▶ RAW DATA
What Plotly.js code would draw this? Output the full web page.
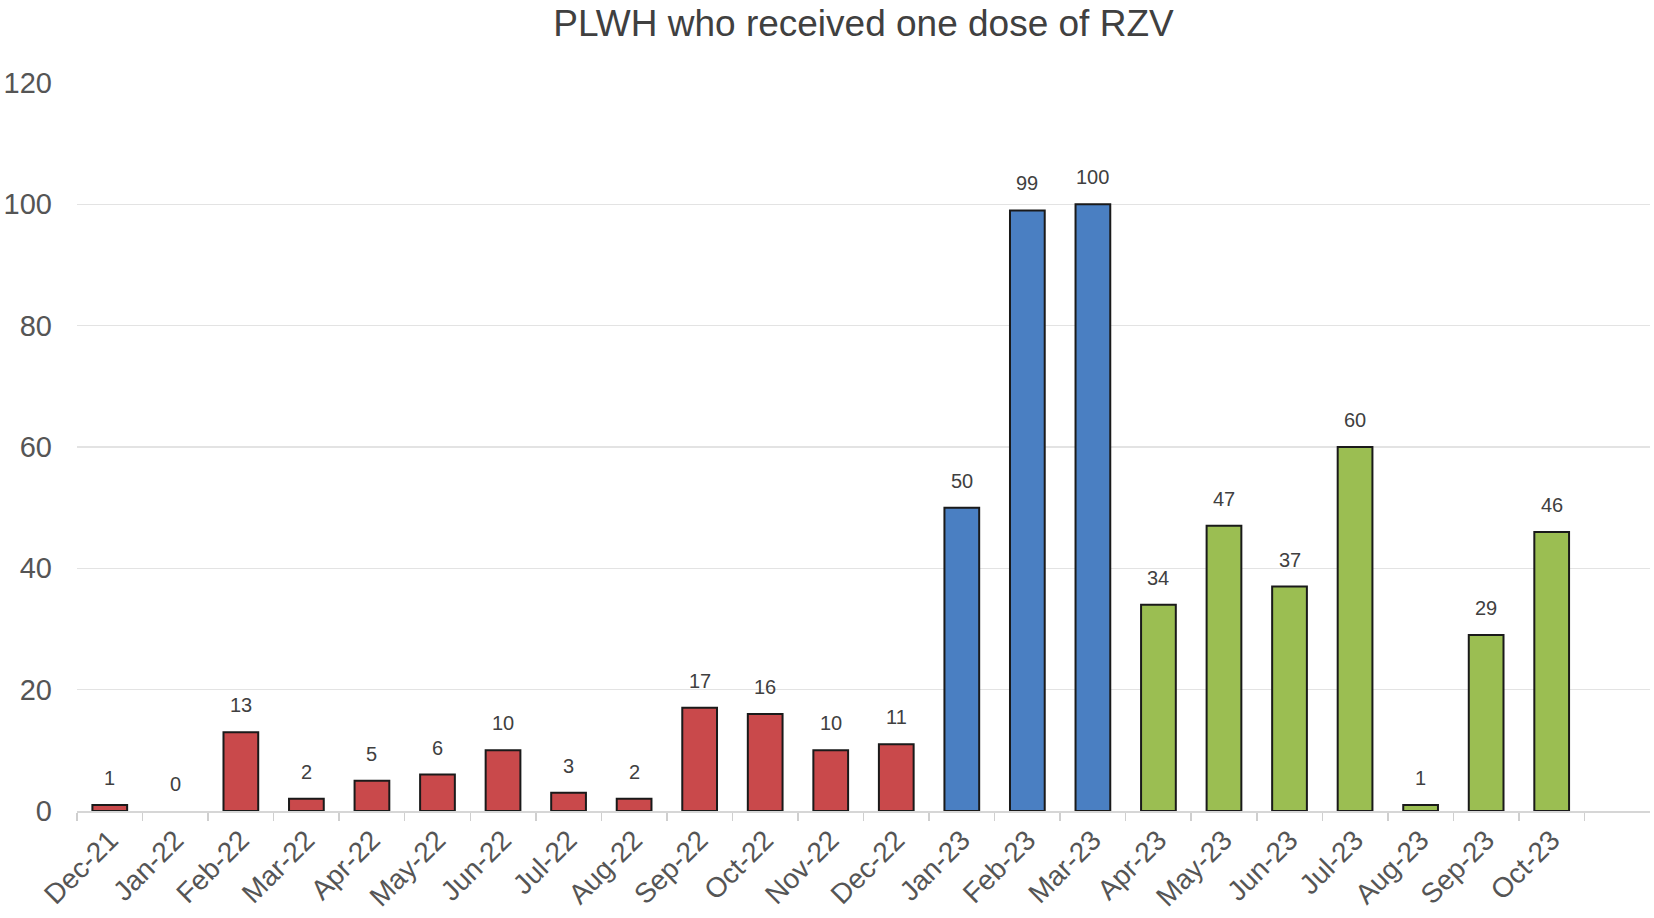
<!DOCTYPE html>
<html>
<head>
<meta charset="utf-8">
<script src="https://cdn.plot.ly/plotly-3.0.1.min.js"></script>
<style>html,body{margin:0;padding:0;background:#fff;}#chart{width:1654px;height:918px;}</style>
</head>
<body>
<div id="chart"></div>
<script>
const months = ["Dec-21","Jan-22","Feb-22","Mar-22","Apr-22","May-22","Jun-22","Jul-22","Aug-22","Sep-22","Oct-22","Nov-22","Dec-22","Jan-23","Feb-23","Mar-23","Apr-23","May-23","Jun-23","Jul-23","Aug-23","Sep-23","Oct-23"];
const doses = [1,0,13,2,5,6,10,3,2,17,16,10,11,50,99,100,34,47,37,60,1,29,46];
const phase = ["a","a","a","a","a","a","a","a","a","a","a","a","a","b","b","b","c","c","c","c","c","c","c"];
const phaseColors = {a:"#C9494B", b:"#4A7FC2", c:"#9BBE52"};
const yTicks = [0,20,40,60,80,100,120];

const trace = {
  type: "bar",
  x: months,
  y: doses,
  marker: {
    color: phase.map(p => phaseColors[p]),
    line: {color: "#1a1a1a", width: doses.map(v => v === 0 ? 0 : 2)}
  },
  hoverinfo: "x+y",
  showlegend: false
};

const annotations = months.map((m, i) => ({
  x: m, y: doses[i], xref: "x", yref: "y",
  text: String(doses[i]), showarrow: false,
  yanchor: "middle", yshift: 27,
  font: {family: "Liberation Sans, Arial, sans-serif", size: 20, color: "#404040"}
}));

const layout = {
  width: 1654, height: 918,
  margin: {l: 77, r: 4, t: 83, b: 107},
  paper_bgcolor: "#fff", plot_bgcolor: "#fff",
  bargap: 0.47,
  font: {family: "Liberation Sans, Arial, sans-serif", color: "#555"},
  title: {
    text: "PLWH who received one dose of RZV",
    font: {family: "Liberation Sans, Arial, sans-serif", size: 37, color: "#404040"},
    x: 0.5, xref: "paper", xanchor: "center",
    y: 1 - 23/918, yref: "container", yanchor: "middle"
  },
  xaxis: {
    type: "category",
    categoryorder: "array", categoryarray: months,
    range: [-0.5, 23.5],
    tickangle: -45,
    tickson: "boundaries",
    ticks: "outside", ticklen: 8, tickcolor: "#cfcfcf", tickwidth: 1.5,
    showline: true, linecolor: "#d6d6d6", linewidth: 1.5,
    showgrid: false, zeroline: false,
    tickfont: {family: "Liberation Sans, Arial, sans-serif", size: 28, color: "#555"}
  },
  yaxis: {
    range: [0, 120],
    tickmode: "array", tickvals: yTicks, ticktext: yTicks.map(String),
    showgrid: true, gridcolor: "#e3e3e3", gridwidth: 1.5,
    zeroline: false, showline: false, ticks: "",
    ticklabelstandoff: 24,
    tickfont: {family: "Liberation Sans, Arial, sans-serif", size: 29, color: "#555"}
  },
  annotations: annotations
};

Plotly.newPlot("chart", [trace], layout, {displayModeBar: false, staticPlot: true});
</script>
</body>
</html>
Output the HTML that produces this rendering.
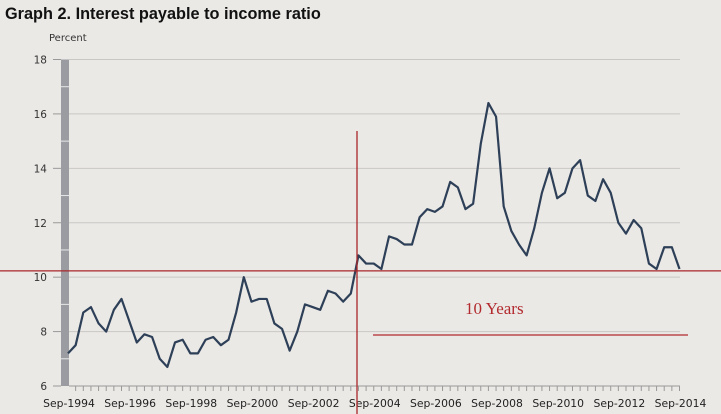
<!DOCTYPE html>
<html><head><meta charset="utf-8"><style>
body{margin:0;background:#ebe9e6;}
svg{display:block;}
</style></head><body>
<svg width="721" height="414" viewBox="0 0 721 414" id="chart">
<rect x="0" y="0" width="721" height="414" fill="#ebe9e6"/>
<text x="5" y="19" font-family="Liberation Sans, sans-serif" font-weight="bold" font-size="16.3" fill="#111">Graph 2. Interest payable to income ratio</text>
<text x="49" y="41" font-family="DejaVu Sans, sans-serif" font-size="10" fill="#333">Percent</text>
<g id="grid"></g>
<g id="marks"></g>
</svg>
<script>
const yTicks=[6,8,10,12,14,16,18];
const xLabels=["Sep-1994","Sep-1996","Sep-1998","Sep-2000","Sep-2002","Sep-2004","Sep-2006","Sep-2008","Sep-2010","Sep-2012","Sep-2014"];
const values=[7.2,7.5,8.7,8.9,8.3,8.0,8.8,9.2,8.4,7.6,7.9,7.8,7.0,6.7,7.6,7.7,7.2,7.2,7.7,7.8,7.5,7.7,8.7,10.0,9.1,9.2,9.2,8.3,8.1,7.3,8.0,9.0,8.9,8.8,9.5,9.4,9.1,9.4,10.8,10.5,10.5,10.3,11.5,11.4,11.2,11.2,12.2,12.5,12.4,12.6,13.5,13.3,12.5,12.7,14.9,16.4,15.9,12.6,11.7,11.2,10.8,11.8,13.1,14.0,12.9,13.1,14.0,14.3,13.0,12.8,13.6,13.1,12.0,11.6,12.1,11.8,10.5,10.3,11.1,11.1,10.3];
const refLevel=[10.23];
const NS="http://www.w3.org/2000/svg";
const X0=68,X1=679.5,Y0=386,Y1=59.5,YMIN=6,YMAX=18;
const xs=i=>X0+(X1-X0)*i/(values.length-1);
const ys=v=>Y0-(Y0-Y1)*(v-YMIN)/(YMAX-YMIN);
function mk(t,a,p){const e=document.createElementNS(NS,t);for(const k in a)e.setAttribute(k,a[k]);p.appendChild(e);return e;}
const grid=document.getElementById('grid'),marks=document.getElementById('marks');
yTicks.forEach(v=>{
  const g=mk('line',{x1:69,x2:680,y1:ys(v),y2:ys(v),stroke:v===6?'#999':'#c9c7c4','stroke-width':1},grid);
  
  
  const tk=mk('line',{x1:53,x2:61,y1:ys(v),y2:ys(v),stroke:'#999'},grid);
  
  
  const t=mk('text',{x:47,y:ys(v)+4,'text-anchor':'end','font-family':'DejaVu Sans, sans-serif','font-size':'10.5',fill:'#333'},grid);
  t.textContent=v;
  
  
});
const bar=mk('rect',{x:61,y:Y1,width:8,height:Y0-Y1,fill:'#9a9ca1'},grid);


for(let v=7;v<18;v+=1){if(v%2===1){const w=mk('line',{x1:61,x2:69,y1:ys(v),y2:ys(v),stroke:'#e8e8e8'},grid);}}
for(let i=1;i<values.length;i++){
  const tk=mk('line',{x1:xs(i),x2:xs(i),y1:Y0,y2:Y0+5,stroke:'#999'},grid);
  
  
}
xLabels.forEach((l,i)=>{
  const t=mk('text',{x:xs(i*8)+1,y:407,'text-anchor':'middle','font-family':'DejaVu Sans, sans-serif','font-size':'10.8',fill:'#222'},grid);
  t.textContent=l;
  
  
});
const line=mk('polyline',{points:values.map((v,i)=>xs(i)+','+ys(v)).join(' '),fill:'none',stroke:'#2e4058','stroke-width':2.2,'stroke-linejoin':'round'},marks);


const h=mk('line',{x1:0,x2:721,y1:ys(refLevel[0]),y2:ys(refLevel[0]),stroke:'#a8262a','stroke-width':1.3},marks);


const vl=mk('line',{x1:357,x2:357,y1:131,y2:414,stroke:'#a8262a','stroke-width':1.3},marks);


const h2=mk('line',{x1:373,x2:688,y1:335,y2:335,stroke:'#b22a2e','stroke-width':1.3},marks);


const ty=mk('text',{x:465,y:314,'font-family':'Liberation Serif, serif','font-size':'17',fill:'#b22a2e'},marks);
ty.textContent='10 Years';


</script>
</body></html>
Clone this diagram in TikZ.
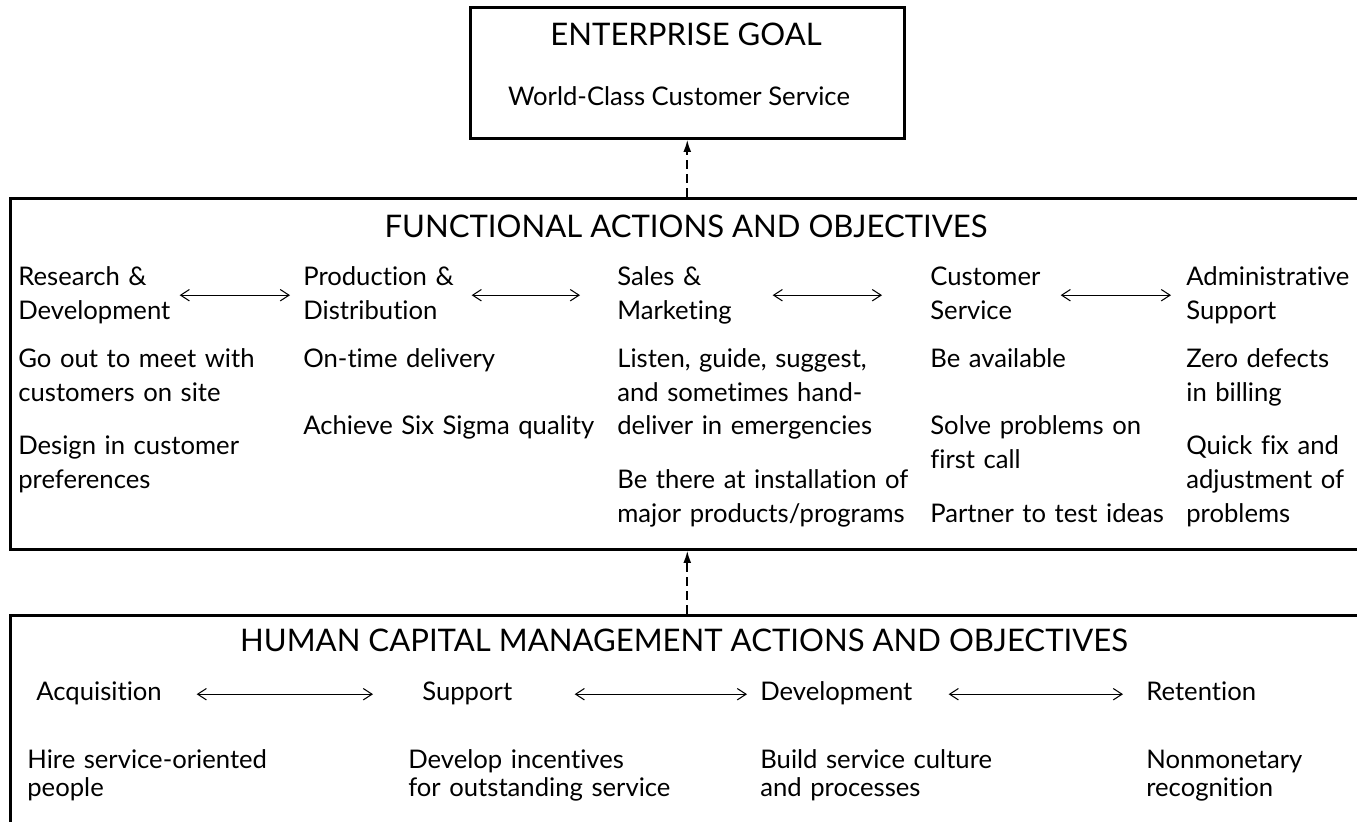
\documentclass[tikz,border=0pt]{standalone}
\usepackage{fontspec}
\setmainfont{Lato}[Ligatures = NoCommon]
\usetikzlibrary{shapes, arrows, arrows.meta}

\begin{document}
\begin{tikzpicture}[x = 0.02cm, y = -0.02cm]
      \tikzstyle{frame} = [
        draw,
        rectangle,
        line width = 1.5pt,
        anchor = north west,
        inner sep = 0pt
      ]

      \tikzstyle{title} = [
        font = \fontsize{17.7}{20}\selectfont,
        anchor = base,
        inner sep = 0pt
      ]

      \tikzstyle{heading} = [
        font = \fontsize{14.6}{19.35}\selectfont,
        align = left,
        anchor = base west,
        inner sep = 0pt,
        execute at begin node = \strut,
        execute at end node = \strut
      ]

      \tikzstyle{lowheading} = [
        heading,
        font = \fontsize{14.6}{16.5}\selectfont
      ]

      \tikzstyle{item} = [
        font = \fontsize{14.6}{19.35}\selectfont,
        align = left,
        text width = 6.5cm,
        anchor = base west,
        inner sep = 0pt
      ]

      \tikzstyle{lowitem} = [
        item,
        font = \fontsize{14.6}{16.5}\selectfont
      ]

      \tikzstyle{link} = [
        {Straight Barb[length = 5pt, width = 6.5pt]}-{Straight Barb[length = 5pt, width = 6.5pt]},
        line width = 0.6pt
      ]

      \tikzstyle{dasharrow} = [
        -{Latex[length = 7pt, width = 4.5pt]},
        line width = 1.1pt,
        dash pattern = on 5pt off 3pt
      ]

      \useasboundingbox (0,0) rectangle (1357,822);
      \clip (0,0) rectangle (1357,822);

      % the three boxes
      \node[frame, minimum width = 8.68cm, minimum height = 2.62cm] (goal) at (469,6) {};
      \node[frame, minimum width = 27.9cm, minimum height = 7.02cm] (functional) at (9,197) {};
      \node[frame, minimum width = 27.9cm, minimum height = 5cm] (hcm) at (9,614) {};

      \node[title] (goalhead) at (686,45) {ENTERPRISE GOAL};
      \node[item, text width = {}, anchor = base] (goalline) at (679,105) {World-Class Customer Service};

      % functional actions
      \node[title] (funchead) at (686,237) {FUNCTIONAL ACTIONS AND OBJECTIVES};

      \node[heading, text width = 3.22cm] (research) at (18,285) {Research \&\\Development};
      \node[heading, text width = 3.36cm] (production) at (303,285) {Production \&\\Distribution};
      \node[heading, text width = 3.1cm] (sales) at (617,285) {Sales \&\\Marketing};
      \node[heading, text width = 2.6cm] (custserv) at (930,285) {Customer\\Service};
      \node[heading, text width = 3.4cm] (admin) at (1186,285) {Administrative\\Support};

      \draw[link, shorten >= 0.26cm] (research.east) -- (production.west);
      \draw[link, shorten >= 0.74cm] (production.east) -- (sales.west);
      \draw[link, shorten >= 0.96cm] (sales.east) -- (custserv.west);
      \draw[link, shorten >= 0.3cm] (custserv.east) -- (admin.west);

      \node[item] (researchgoals) at (18,367) {Go out to meet with\\customers on site\\[0.4cm]Design in customer\\preferences};
      \node[item] (productiongoals) at (303,367) {On-time delivery\\[0.68cm]Achieve Six Sigma quality};
      \node[item] (salesgoals) at (617,367) {Listen, guide, suggest,\\and sometimes hand-\\deliver in emergencies\\[0.4cm]Be there at installation of\\major products/programs};
      \node[item] (custservgoals) at (930,367) {Be available\\[0.68cm]Solve problems on\\first call\\[0.4cm]Partner to test ideas};
      \node[item] (admingoals) at (1186,367) {Zero defects\\in billing\\[0.4cm]Quick fix and\\adjustment of\\problems};

      % human capital management
      \node[title] (hcmhead) at (684,651) {HUMAN CAPITAL MANAGEMENT ACTIONS AND OBJECTIVES};

      \node[lowheading, text width = 3.2cm] (acquisition) at (36,700) {Acquisition};
      \node[lowheading, text width = 3.04cm] (support) at (422,700) {Support};
      \node[lowheading, text width = 3.76cm] (development) at (760,700) {Development};
      \node[lowheading, text width = 3cm] (retention) at (1146,700) {Retention};

      \draw[link, shorten >= 0.98cm] (acquisition.east) -- (support.west);
      \draw[link, shorten >= 0.26cm] (support.east) -- (development.west);
      \draw[link, shorten >= 0.46cm] (development.east) -- (retention.west);

      \node[lowitem] (acquisitiongoals) at (27,768) {Hire service-oriented\\people};
      \node[lowitem] (supportgoals) at (408,768) {Develop incentives\\for outstanding service};
      \node[lowitem] (developmentgoals) at (760,768) {Build service culture\\and processes};
      \node[lowitem] (retentiongoals) at (1146,768) {Nonmonetary\\recognition};

      \draw[dasharrow] (functional.north -| goal.south) -- (goal.south);
      \draw[dasharrow] (hcm.north -| goal.south) -- (functional.south -| goal.south);
    \end{tikzpicture}
\end{document}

▶ GOAL OF THE EXERCISE
Identify and copy all lines with the word "Output".

▶ ANSWER TO THE PROBLEM
What Plotly.js code would draw this? Output the full web page.
Output the HTML that produces this rendering.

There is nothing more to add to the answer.